IEEE Trans Image Process. 2022:31:3197-3210. doi: 10.1109/TIP.2022.3166284. Epub 2022 Apr 21.

Abstract

Feature matching, which refers to identifying and then corresponding the same or similar visual pattern from two or more images, is a key technique in any image processing task that requires establishing good correspondences between images. Given potential correspondences (matches) in two scenes, a novel whole-part deep learning framework, termed as Context Structure Representation Network (CSR-Net), is designed to infer the probabilities of arbitrary correspondences being inliers. Traditional approaches commonly build the local relation between correspondences by manually engineered criteria. Different from existing attempts, the main idea of our work is to learn explicitly neighborhood structure of each correspondence, allowing us to formulate the matching problem into a dynamic local structure consensus evaluation in an end-to-end fashion. For this purpose, we propose a permutation-invariant STructure Representation (STR) learning module, which can easily merge different types of networks into a unified architecture to deal with sparse matches directly. By the collaborative use of STR, we introduce a Context-Aware Attention (CAA) mechanism to adaptively re-calibrate structure features via a rotation-invariant context aware encoding and simple feature gating, thus arising the ability of fine-grained patterns recognition.
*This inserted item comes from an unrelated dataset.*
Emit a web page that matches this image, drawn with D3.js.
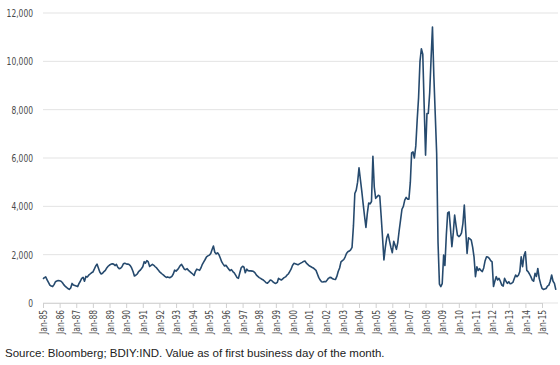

Moreover, to further weaken the cost of establishing reliable correspondences, the CSR-Net is formulated as whole-part consensus learning, where the aim of whole level is compensating rigid transformations. In order to demonstrate our CSR-Net can effectively boost the baselines, we intensively experiment on image matching and other visual tasks. The results of the experiment confirm that the matching performances of CSR-Net have significantly improved over nine state-of-the-art competitors.